Industry’s Five Families Look to 2021

Channels expect better times in the year ahead.

A McDonald’s employee cooks French fries using advanced kitchen equipment at a restaurant outside Chicago, IL. The company will begin a global test of several kitchen innovations this year focused on making the jobs of employees easier. Handout photo/McDonald's Corporation
QSRs mark one of the Top 5 strongest segments in foodservice right now, according to Eric Norman of FCSI. Ghost kitchens, senior living, hospitals and military also are on the list. Photo courtesy of McDonald's.

The industry’s five families—CFESA, FCSI-The Americas, FEDA, MAFSI and NAFEM—came together via a webcast last week to share the state of each channel and the opportunities ahead. NAFEM’s Vice President of Regulatory and Technical Affairs Charlie Souhrada moderated the event.

Service agents ready to go. CFESA President Kirby Mallon says the association’s members are reinvesting in their companies and employees, upgrading technology and adding technician and company certifications. Mallon says, after the pandemic, “Restaurants will reopen and find equipment not working or in need of maintenance, and a CFESA-certified company with CFESA master-certified technicians fully trained with the right parts and state-of-the-art technology will be ready, willing and able to support our mutual customers in need.”

Consultants see same or more RFPs. Eric Norman, chair of FCSI-The Americas, says a survey of FCSI members showed 76% have seen the same or an increasing amount of requests for proposals in the past three months. “This is some great news as we move toward 2021,” he says. Additionally, many project managers and architects are asking consultants to design as typical, which Norman says, “means people are looking for designs that will be appropriate in a post-COVID world.”

Compressed project timelines mark one challenge for consultants heading into the new year. In the early days of the pandemic, clients put projects on temporary hold or shut them down completely. “As projects have come back to life, it seems the timelines have accelerated,” says Norman. “Where we once had six to nine months to complete a project, we are now seeing timelines compressed to maybe a few months total.”

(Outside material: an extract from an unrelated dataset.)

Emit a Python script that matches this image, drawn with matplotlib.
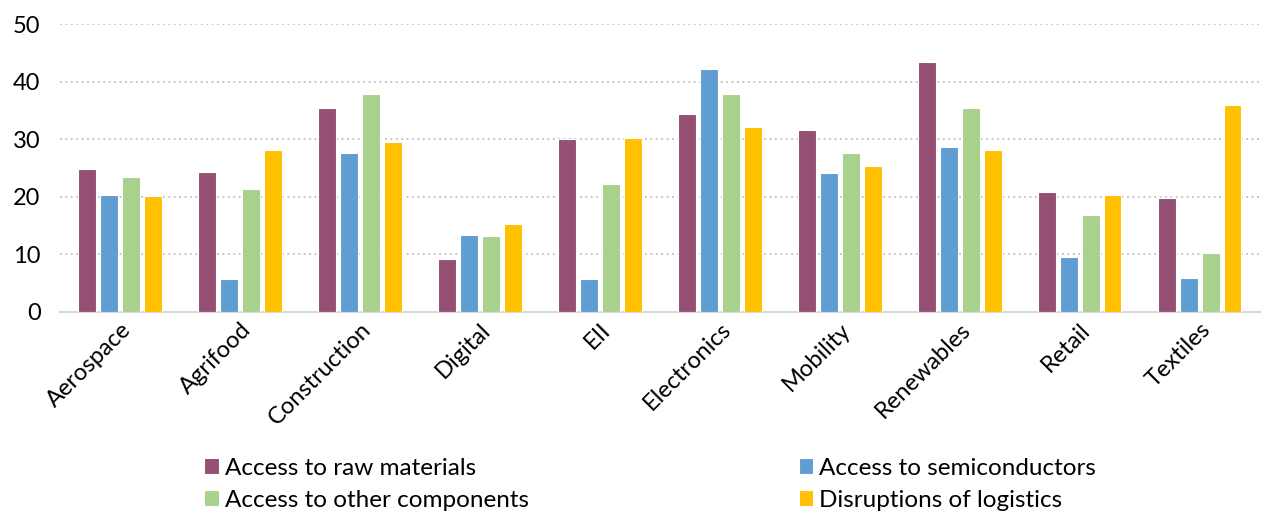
import numpy as np
import matplotlib.pyplot as plt

# sectors and survey shares (%)
sectors = ["Aerospace", "Agrifood", "Construction", "Digital", "EII",
           "Electronics", "Mobility", "Renewables", "Retail", "Textiles"]
raw_materials = [24.8, 24.4, 35.5, 9.2, 30.0, 34.4, 31.7, 43.4, 20.9, 19.8]
semiconductors = [20.4, 5.7, 27.7, 13.4, 5.7, 42.2, 24.1, 28.6, 9.5, 5.9]
other_components = [23.4, 21.3, 37.8, 13.2, 22.3, 37.8, 27.6, 35.4, 16.8, 10.2]
logistics = [20.1, 28.2, 29.5, 15.2, 30.3, 32.2, 25.3, 28.1, 20.4, 35.9]

labels = ["Access to raw materials", "Access to semiconductors",
          "Access to other components", "Disruptions of logistics"]
colors = ["#954F72", "#5F9DD3", "#A9D18E", "#FFC000"]

plt.rcParams["font.family"] = ["Lato", "DejaVu Sans"]

fig = plt.figure(figsize=(12.63, 5.14), dpi=100)
ax = fig.add_axes([0.0475, 0.393, 0.95, 0.56])

x = np.arange(len(sectors))
step = 0.183
width = 0.145
series = [raw_materials, semiconductors, other_components, logistics]
bars = []
for i, vals in enumerate(series):
    b = ax.bar(x + (i - 1.5) * step, vals, width, color=colors[i],
               edgecolor="white", linewidth=0.8, label=labels[i], zorder=3)
    bars.append(b)

ax.set_xlim(-0.5, len(sectors) - 0.5)
ax.set_ylim(0, 50)
ax.set_yticks(range(0, 51, 10))
ax.yaxis.grid(True, linestyle=(0, (1, 2)), color="#BFBFBF", linewidth=1.3)
ax.set_axisbelow(True)
for s in ["top", "right", "left"]:
    ax.spines[s].set_visible(False)
ax.spines["bottom"].set_color("#D9D9D9")
ax.spines["bottom"].set_linewidth(1.5)
ax.tick_params(axis="y", length=0, labelsize=17, pad=14)
ax.tick_params(axis="x", length=0, labelsize=17, pad=5)
ax.set_xticks(x)
ax.set_xticklabels(sectors, rotation=45, ha="right", rotation_mode="anchor")

# legend fills row by row in the reference
order = [0, 2, 1, 3]
fig.legend(handles=[bars[i] for i in order], labels=[labels[i] for i in order],
           ncol=2, loc="center left", bbox_to_anchor=(0.1445, 0.058),
           frameon=False, fontsize=17.5,
           handlelength=0.6, handleheight=0.6, handletextpad=0.25,
           columnspacing=11.1, labelspacing=0.45)

fig.savefig("out.png", dpi=100)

Dealers problem solve. Customer credit extensions, inventory pileup and company layoffs are a few urgent challenges affecting the dealer community, says FEDA Chairman Michael Keck. “Dealers have made it this far and we will get through this crisis if we survived others,” he says. “Our greatest concern is that we as an industry don’t miss viable opportunities to help our customers get back to business and the world get back to working and living.”

To help prepare for the future of distribution, FEDA has put together work groups that will meet throughout 2021 to address specific member and partner challenges, including operational- or communication-related concerns. It also will hold its first online educational conference, presented May 10-12, which will cover new-product education, industry trends and young industry leader educational programming.

Reps see light up ahead. Even though sales for Q3/20 were -24.4%, according to the MAFSI Business Barometer, that’s a slight improvement over the Q2/20 decline, which was -30.4. But overall, reps see less work flowing into the pipelines as the pandemic continues to rage on. MAFSI President Kevin Eaton says, “with several vaccines nearing final approval and pending proper distribution, the expectation is that business might get worse in the next quarter or two but will be along the road to a meaningful recovery by the second half of 2021.”

Meanwhile, MAFSI committees are working on as many as 30 different initiatives—from developing reps of the future to addressing equality, diversity and inclusion—to strengthen the channel.

Manufacturers cautiously confident. NAFEM surveyed its members in November and found many felt 2020 turned out better than they thought. Overall, members plan to finish the year with sales 20%-25% down, says Rob Connelly, NAFEM president. “As we looked at 2021, the overall feeling is confident to cautiously confident. Generally, about 30% [of members] say they will be up in 2021 compared with 2019. And 20% say they will be flat with 2019,” he says.

Manufacturers feel they’re in a sustainable place, versus concerned with survival, Connelly adds. Many companies report pride in their employees for their resiliency, flexibility and creativity.

The five families working together marks a relatively new strategy in the industry’s history. It started back in 2016, with a casual get-together, where leaders discovered they were dealing with many of the same issues. In 2018, they came together for the first-ever joint conference in hopes of breaking down silos and learning to work together to solve problems, share information and network.